U.S. feedlots in October received 5.0 percent fewer cattle than a year earlier, the U.S. Department of Agriculture said on Friday, a four-year low for that month that was in line with average trade predictions.
Ranchers grew cattle outside of feedlots longer thanks to still healthy grazing pastures in parts of the country. And low prices for cattle last month wore down profits at feedyards, which discouraged them from bringing in more young calves to fatten for sale to packers.
The drop in the number of heavier animals placed in commercial feeding pens last month could help support prices for slaughter-ready cattle this spring, said analysts.
USDA's report showed October placements at 2.171 million head, a marginal increase from 2.286 million last year. That was nearly at par with analysts' average forecast of 2.187 million and the smallest for that month since 2.130 million in October 2012.
The government put the feedlot cattle supply as of Nov. 1 at 10.665 million head, down 1 percent from 10.809 million a year ago.
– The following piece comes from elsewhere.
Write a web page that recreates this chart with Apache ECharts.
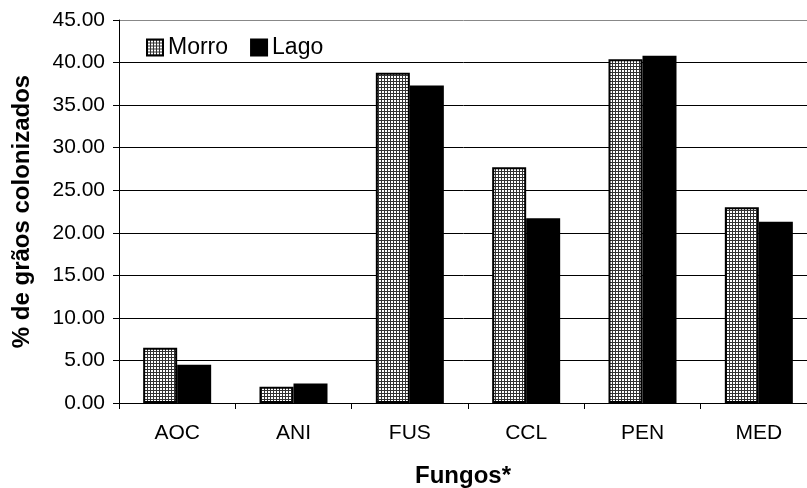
<!DOCTYPE html>
<html>
<head>
<meta charset="utf-8">
<script src="https://cdn.jsdelivr.net/npm/echarts@6/dist/echarts.min.js"></script>
<style>
html,body{margin:0;padding:0;background:#fff;}
#c{width:807px;height:488px;}
</style>
</head>
<body>
<div id="c"></div>
<script>
var categories = ['AOC', 'ANI', 'FUS', 'CCL', 'PEN', 'MED'];
var morro = [6.5, 1.9, 38.8, 27.7, 40.4, 23.0];
var lago = [4.5, 2.3, 37.3, 21.7, 40.8, 21.3];
var yTicks = [0, 5, 10, 15, 20, 25, 30, 35, 40, 45];

var tile = document.createElement('canvas');
tile.width = 3; tile.height = 3;
var tc = tile.getContext('2d');
tc.fillStyle = '#ffffff'; tc.fillRect(0, 0, 3, 3);
tc.fillStyle = '#333333';
tc.fillRect(0, 0, 3, 1);
tc.fillRect(0, 0, 1, 3);

var font = 'Liberation Sans, Arial, sans-serif';
var chart = echarts.init(document.getElementById('c'), null, {renderer: 'canvas'});
chart.setOption({
  animation: false,
  backgroundColor: '#fff',
  grid: {left: 119, top: 20, bottom: 85, width: 698, containLabel: false, outerBoundsMode: 'none'},
  legend: {
    left: 141, top: 31, itemWidth: 16, itemHeight: 16, itemGap: 22,
    icon: 'rect',
    textStyle: {fontFamily: font, fontSize: 23, color: '#000'},
    data: ['Morro', 'Lago']
  },
  xAxis: {
    type: 'category', data: categories,
    name: 'Fungos*', nameLocation: 'middle', nameGap: 61,
    nameTextStyle: {fontFamily: font, fontSize: 24, fontWeight: 'bold', color: '#000', padding: [0, 10, 0, 0]},
    axisLine: {lineStyle: {color: '#000', width: 1}},
    axisTick: {show: true, length: 6, lineStyle: {color: '#000'}},
    axisLabel: {fontFamily: font, fontSize: 21, color: '#000', margin: 20}
  },
  yAxis: {
    type: 'value', min: 0, max: 45, interval: 5,
    name: '% de grãos colonizados', nameLocation: 'middle', nameGap: 85, nameRotate: 90,
    nameTextStyle: {fontFamily: font, fontSize: 24, fontWeight: 'bold', color: '#000'},
    axisLine: {show: true, lineStyle: {color: '#000', width: 1}},
    axisTick: {show: true, length: 6, lineStyle: {color: '#000'}},
    axisLabel: {fontFamily: font, fontSize: 21, color: '#000', margin: 14,
      formatter: function (v) { return v.toFixed(2); }},
    splitLine: {show: true, lineStyle: {color: ['#000','#000','#000','#000','#000','#000','#000','#000','#000','#888'], width: 1}}
  },
  series: [
    {name: 'Morro', type: 'bar', data: morro, barWidth: 34, barGap: '0%',
      itemStyle: {color: {image: tile, repeat: 'repeat'}, borderColor: '#000', borderWidth: 2}},
    {name: 'Lago', type: 'bar', data: lago, barWidth: 34, barGap: '0%',
      itemStyle: {color: '#000', borderColor: '#000', borderWidth: 1.5}}
  ]
});
</script>
</body>
</html>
Analysts, on average, had also forecasted a 1.0 percent decline.
The government said the number of cattle sold to packers, or marketings, grew 5.0 percent in October from a year ago, to 1.705 million head. Analysts had projected a 4.7 percent rise from 1.630 million last year.
Ron Plain, a University of Missouri economist, characterized Friday's report as "unsurprising" and noted that the number of cattle weighing over 800 pounds destined for feedlots fell almost 17 percent from a year ago.
That, he said, suggests that animals in feedlots were now lighter, which could give cattle feeders a bit more leverage in negotiating prices with packers early next year.
"Cattle feeders are losing a lot of money, but this is an encouraging report. Smaller placements of heavy cattle means steer slaughter should slow down in the spring," said Plain.
Analysts viewed the report as neutral for CME live cattle on Monday because the data came in close to forecasts.
Jim Robb, director of the Colorado-based Livestock Marketing Information Center, said future's rally this week was partly due to investors pricing in an expected drop in placements.
As such, further futures gains may be limited in the short term, even though large declines also were unlikely, said Robb.